To be done -
Reproduce the listing word for word, leaving every picture behind.

___ Stored data

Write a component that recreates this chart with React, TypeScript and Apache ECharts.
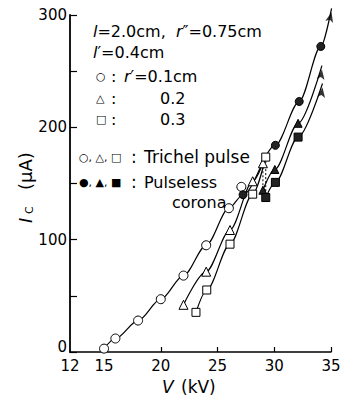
import React, { useEffect, useRef } from "react";
import * as echarts from "echarts";

// Circles r'=0.1cm
const circleOpenV = [15, 16, 18, 20, 22, 24, 26, 27.1];
const circleOpenI = [3, 12, 28, 47, 68, 95, 128, 147];
const circleFilledV = [27.25, 30.1, 32.2, 34.1];
const circleFilledI = [140, 184, 223, 272];
const circleTip = [35.05, 306];

// Triangles r'=0.2cm
const triOpenV = [22, 24, 26.1, 28.1, 29];
const triOpenI = [42, 71.5, 108.6, 152, 168];
const triFilledV = [29, 30.05, 32.1];
const triFilledI = [144, 162.5, 203.6];
const triTip = [34.2, 255];

// Squares r'=0.3cm
const sqOpenV = [23.1, 24.05, 26.1, 28.1, 29.25];
const sqOpenI = [35.3, 55.2, 96, 140.5, 173.5];
const sqFilledV = [29.25, 30.1, 32.1];
const sqFilledI = [137.5, 151, 191.3];
const sqTip = [34.25, 239];

const xLabelValues = [12, 15, 20, 25, 30, 35];
const xTickValues = [15, 20, 25, 30, 35];
const yLabelValues = [0, 100, 200, 300];

const FONT = "DejaVu Sans";

const pts = (xs: number[], ys: number[]) => xs.map((x, i) => [x, ys[i]]);

export default function App() {
  const ref = useRef<HTMLDivElement>(null);
  useEffect(() => {
    document.body.style.margin = "0";
    if (!ref.current) return;
    const chart = echarts.init(ref.current, null, { renderer: "svg" });

    const circleLine = [
      ...pts(circleOpenV.slice(0, 7), circleOpenI.slice(0, 7)),
      ...pts(circleFilledV, circleFilledI),
      circleTip,
    ];
    const triLineA = pts(triOpenV, triOpenI);
    const triLineB = [...pts(triFilledV, triFilledI), triTip];
    const sqLineA = pts(sqOpenV, sqOpenI);
    const sqLineB = [...pts(sqFilledV, sqFilledI), sqTip];
    const triDash = [
      [triOpenV[triOpenV.length - 1], triOpenI[triOpenI.length - 1]],
      [triFilledV[0], triFilledI[0]],
    ];
    const sqDash = [
      [sqOpenV[sqOpenV.length - 1], sqOpenI[sqOpenI.length - 1]],
      [sqFilledV[0], sqFilledI[0]],
    ];

    const lineS = (data: number[][]) => ({
      type: "line",
      data,
      symbol: "none",
      smooth: 0.3,
      smoothMonotone: "x",
      clip: false,
      lineStyle: { color: "#000", width: 1.2 },
      z: 2,
    });
    const dashS = (data: number[][]) => ({
      type: "line",
      data,
      symbol: "none",
      clip: false,
      lineStyle: { color: "#000", width: 1, type: [2, 2] },
      z: 2,
    });
    const scat = (data: number[][], symbol: string, size: number, filled: boolean) => ({
      type: "scatter",
      data,
      symbol,
      symbolSize: size,
      clip: false,
      itemStyle: {
        color: filled ? "#222" : "#fff",
        borderColor: "#000",
        borderWidth: 1,
        opacity: 1,
      },
      z: 4,
    });
    const arrow = (tip: number[], rot: number) => ({
      type: "scatter",
      data: [tip],
      symbol: "arrow",
      symbolSize: [6, 10],
      symbolRotate: rot,
      symbolOffset: [0, "40%"],
      clip: false,
      itemStyle: { color: "#000" },
      z: 4,
    });

    const txt = (x: number, y: number, text: string, fontSize: number) => ({
      type: "text",
      x,
      y,
      style: {
        text,
        fontSize,
        fontFamily: FONT,
        fill: "#000",
        textVerticalAlign: "middle",
        rich: {
          i: { fontStyle: "italic", fontSize, fontFamily: FONT },
        },
      },
      z: 10,
    });

    chart.setOption({
      animation: false,
      textStyle: { fontFamily: FONT },
      grid: { left: 70, right: 13, top: 15, bottom: 49 },
      xAxis: {
        type: "value",
        min: 12,
        max: 35,
        axisLine: { show: true, lineStyle: { color: "#000", width: 1.5 } },
        axisTick: {
          show: true,
          inside: true,
          length: 5,
          customValues: xTickValues,
          lineStyle: { color: "#000", width: 1.2 },
        },
        axisLabel: {
          customValues: xLabelValues,
          color: "#000",
          fontFamily: FONT,
          fontSize: 15,
          margin: 6,
        },
        splitLine: { show: false },
      },
      yAxis: {
        type: "value",
        min: 0,
        max: 300,
        interval: 50,
        axisLine: { show: true, lineStyle: { color: "#000", width: 1.8 } },
        axisTick: {
          show: true,
          inside: true,
          length: 7,
          lineStyle: { color: "#000", width: 1.2 },
        },
        axisLabel: {
          customValues: yLabelValues,
          color: "#000",
          fontFamily: FONT,
          fontSize: 15,
          margin: 3,
          formatter: (v: number) => (v === 0 ? "{z|0}" : String(v)),
          rich: {
            z: { fontFamily: FONT, fontSize: 15, color: "#000", padding: [0, 0, 11, 0] },
          },
        },
        splitLine: { show: false },
      },
      series: [
        lineS(circleLine),
        lineS(triLineA),
        lineS(triLineB),
        lineS(sqLineA),
        lineS(sqLineB),
        dashS(triDash),
        dashS(sqDash),
        scat(pts(circleOpenV, circleOpenI), "circle", 9, false),
        scat(pts(circleFilledV, circleFilledI), "circle", 8, true),
        scat(pts(triOpenV, triOpenI), "triangle", 9, false),
        scat(pts(triFilledV, triFilledI), "triangle", 8, true),
        scat(pts(sqOpenV, sqOpenI), "rect", 8, false),
        scat(pts(sqFilledV, sqFilledI), "rect", 8, true),
        arrow(circleTip, -14),
        arrow(triTip, -8),
        arrow(sqTip, -8),
      ],
      graphic: [
        txt(93, 31, "{i|l}=2.0cm,  {i|r}″=0.75cm", 16),
        txt(93, 52, "{i|l}′=0.4cm", 16),
        txt(96, 76, "○", 11),
        txt(111, 76, ":", 16),
        txt(124, 76, "{i|r}′=0.1cm", 16),
        txt(96, 98, "△", 11),
        txt(111, 98, ":", 16),
        txt(160, 98, "0.2", 16),
        txt(96, 119, "□", 11),
        txt(111, 119, ":", 16),
        txt(160, 119, "0.3", 16),
        txt(79, 157, "○, △, □", 11),
        txt(131, 157, ":", 17),
        txt(144, 157, "Trichel pulse", 17),
        txt(79, 182, "●, ▲, ■", 11),
        txt(131, 182, ":", 17),
        txt(144, 182, "Pulseless", 16),
        txt(172, 202, "corona", 16),
        txt(162, 387, "{i|V}", 17),
        txt(181, 387, "(kV)", 17),
        {
          type: "group",
          x: 25,
          y: 223,
          rotation: Math.PI / 2,
          children: [
            txt(0, 0, "{i|I}", 18),
            txt(9, 4, "C", 11),
            txt(33, 0, "(μA)", 18),
          ],
        },
      ],
    });
    return () => chart.dispose();
  }, []);
  return <div ref={ref} style={{ width: 344, height: 401 }} />;
}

______

Answer to this exercise -
Write a component that recreates this chart with React, TypeScript and Apache ECharts.
import React, { useEffect, useRef } from "react";
import * as echarts from "echarts";

// Circles r'=0.1cm
const circleOpenV = [15, 16, 18, 20, 22, 24, 26, 27.1];
const circleOpenI = [3, 12, 28, 47, 68, 95, 128, 147];
const circleFilledV = [27.25, 30.1, 32.2, 34.1];
const circleFilledI = [140, 184, 223, 272];
const circleTip = [35.05, 306];

// Triangles r'=0.2cm
const triOpenV = [22, 24, 26.1, 28.1, 29];
const triOpenI = [42, 71.5, 108.6, 152, 168];
const triFilledV = [29, 30.05, 32.1];
const triFilledI = [144, 162.5, 203.6];
const triTip = [34.2, 255];

// Squares r'=0.3cm
const sqOpenV = [23.1, 24.05, 26.1, 28.1, 29.25];
const sqOpenI = [35.3, 55.2, 96, 140.5, 173.5];
const sqFilledV = [29.25, 30.1, 32.1];
const sqFilledI = [137.5, 151, 191.3];
const sqTip = [34.25, 239];

const xLabelValues = [12, 15, 20, 25, 30, 35];
const xTickValues = [15, 20, 25, 30, 35];
const yLabelValues = [0, 100, 200, 300];

const FONT = "DejaVu Sans";

const pts = (xs: number[], ys: number[]) => xs.map((x, i) => [x, ys[i]]);

export default function App() {
  const ref = useRef<HTMLDivElement>(null);
  useEffect(() => {
    document.body.style.margin = "0";
    if (!ref.current) return;
    const chart = echarts.init(ref.current, null, { renderer: "svg" });

    const circleLine = [
      ...pts(circleOpenV.slice(0, 7), circleOpenI.slice(0, 7)),
      ...pts(circleFilledV, circleFilledI),
      circleTip,
    ];
    const triLineA = pts(triOpenV, triOpenI);
    const triLineB = [...pts(triFilledV, triFilledI), triTip];
    const sqLineA = pts(sqOpenV, sqOpenI);
    const sqLineB = [...pts(sqFilledV, sqFilledI), sqTip];
    const triDash = [
      [triOpenV[triOpenV.length - 1], triOpenI[triOpenI.length - 1]],
      [triFilledV[0], triFilledI[0]],
    ];
    const sqDash = [
      [sqOpenV[sqOpenV.length - 1], sqOpenI[sqOpenI.length - 1]],
      [sqFilledV[0], sqFilledI[0]],
    ];

    const lineS = (data: number[][]) => ({
      type: "line",
      data,
      symbol: "none",
      smooth: 0.3,
      smoothMonotone: "x",
      clip: false,
      lineStyle: { color: "#000", width: 1.2 },
      z: 2,
    });
    const dashS = (data: number[][]) => ({
      type: "line",
      data,
      symbol: "none",
      clip: false,
      lineStyle: { color: "#000", width: 1, type: [2, 2] },
      z: 2,
    });
    const scat = (data: number[][], symbol: string, size: number, filled: boolean) => ({
      type: "scatter",
      data,
      symbol,
      symbolSize: size,
      clip: false,
      itemStyle: {
        color: filled ? "#222" : "#fff",
        borderColor: "#000",
        borderWidth: 1,
        opacity: 1,
      },
      z: 4,
    });
    const arrow = (tip: number[], rot: number) => ({
      type: "scatter",
      data: [tip],
      symbol: "arrow",
      symbolSize: [6, 10],
      symbolRotate: rot,
      symbolOffset: [0, "40%"],
      clip: false,
      itemStyle: { color: "#000" },
      z: 4,
    });

    const txt = (x: number, y: number, text: string, fontSize: number) => ({
      type: "text",
      x,
      y,
      style: {
        text,
        fontSize,
        fontFamily: FONT,
        fill: "#000",
        textVerticalAlign: "middle",
        rich: {
          i: { fontStyle: "italic", fontSize, fontFamily: FONT },
        },
      },
      z: 10,
    });

    chart.setOption({
      animation: false,
      textStyle: { fontFamily: FONT },
      grid: { left: 70, right: 13, top: 15, bottom: 49 },
      xAxis: {
        type: "value",
        min: 12,
        max: 35,
        axisLine: { show: true, lineStyle: { color: "#000", width: 1.5 } },
        axisTick: {
          show: true,
          inside: true,
          length: 5,
          customValues: xTickValues,
          lineStyle: { color: "#000", width: 1.2 },
        },
        axisLabel: {
          customValues: xLabelValues,
          color: "#000",
          fontFamily: FONT,
          fontSize: 15,
          margin: 6,
        },
        splitLine: { show: false },
      },
      yAxis: {
        type: "value",
        min: 0,
        max: 300,
        interval: 50,
        axisLine: { show: true, lineStyle: { color: "#000", width: 1.8 } },
        axisTick: {
          show: true,
          inside: true,
          length: 7,
          lineStyle: { color: "#000", width: 1.2 },
        },
        axisLabel: {
          customValues: yLabelValues,
          color: "#000",
          fontFamily: FONT,
          fontSize: 15,
          margin: 3,
          formatter: (v: number) => (v === 0 ? "{z|0}" : String(v)),
          rich: {
            z: { fontFamily: FONT, fontSize: 15, color: "#000", padding: [0, 0, 11, 0] },
          },
        },
        splitLine: { show: false },
      },
      series: [
        lineS(circleLine),
        lineS(triLineA),
        lineS(triLineB),
        lineS(sqLineA),
        lineS(sqLineB),
        dashS(triDash),
        dashS(sqDash),
        scat(pts(circleOpenV, circleOpenI), "circle", 9, false),
        scat(pts(circleFilledV, circleFilledI), "circle", 8, true),
        scat(pts(triOpenV, triOpenI), "triangle", 9, false),
        scat(pts(triFilledV, triFilledI), "triangle", 8, true),
        scat(pts(sqOpenV, sqOpenI), "rect", 8, false),
        scat(pts(sqFilledV, sqFilledI), "rect", 8, true),
        arrow(circleTip, -14),
        arrow(triTip, -8),
        arrow(sqTip, -8),
      ],
      graphic: [
        txt(93, 31, "{i|l}=2.0cm,  {i|r}″=0.75cm", 16),
        txt(93, 52, "{i|l}′=0.4cm", 16),
        txt(96, 76, "○", 11),
        txt(111, 76, ":", 16),
        txt(124, 76, "{i|r}′=0.1cm", 16),
        txt(96, 98, "△", 11),
        txt(111, 98, ":", 16),
        txt(160, 98, "0.2", 16),
        txt(96, 119, "□", 11),
        txt(111, 119, ":", 16),
        txt(160, 119, "0.3", 16),
        txt(79, 157, "○, △, □", 11),
        txt(131, 157, ":", 17),
        txt(144, 157, "Trichel pulse", 17),
        txt(79, 182, "●, ▲, ■", 11),
        txt(131, 182, ":", 17),
        txt(144, 182, "Pulseless", 16),
        txt(172, 202, "corona", 16),
        txt(162, 387, "{i|V}", 17),
        txt(181, 387, "(kV)", 17),
        {
          type: "group",
          x: 25,
          y: 223,
          rotation: Math.PI / 2,
          children: [
            txt(0, 0, "{i|I}", 18),
            txt(9, 4, "C", 11),
            txt(33, 0, "(μA)", 18),
          ],
        },
      ],
    });
    return () => chart.dispose();
  }, []);
  return <div ref={ref} style={{ width: 344, height: 401 }} />;
}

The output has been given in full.